You may not want another GSD.  I cannot walk outside the back door without at least two dogs throwing balls at me. But then... I throw the ball, so I'm reinforcing that behavior. I admit it would be really nice once in a while to be able to just hang out and RELAX with the dogs, but they are so darn demanding!

I'm sure that if you are clear with the breeder what you are looking for, they will be able to point you in the right direction... whether it's a pup they might have, or a pup someone else has. But just know that most reputable breeders want GSDs with some gumption, because the GSD is meant to be a working dog. So it may take a bit of searching to find the right pup for you, the calmer, more submissive pup.

The Vollhard test I think is incomplete because it describes behaviors, and one behavior may mean different things. For example, the #4 puppy does not explore as much, is not as quick to come to you... is that because the puppy is fearful, or is he just a bit lazy?

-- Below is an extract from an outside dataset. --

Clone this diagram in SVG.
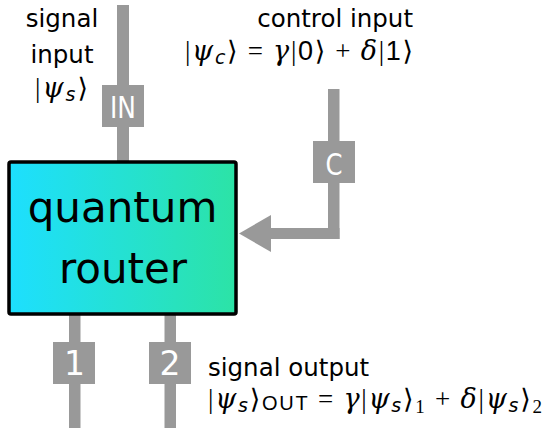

Sometimes you can't tell until the pup is a bit older.


----------



## cliffson1 (Sep 2, 2006)

Get a nice ASL they don't tend to have harassing traits They are generally laid back and have been bred for people who have your desires.


----------



## Andaka (Jun 29, 2003)

Regional Clubs - Southwest

List of GSDC clubs in the southwest, including Colorado.


----------



## Emoore (Oct 9, 2002)

Freestep said:


> For example, the #4 puppy does not explore as much, is not as quick to come to you... is that because the puppy is fearful, or is he just a bit lazy?


Or is he sleepy because he just ate, or does he have a little sniffle and is feeling under the weather, or has he stubbed his toe and doesn't want to go all that way, or does he really hate the cologne you're wearing. . . .


----------



## Smithie86 (Jan 9, 2001)

Sacramento is in NW Region for USA.


----------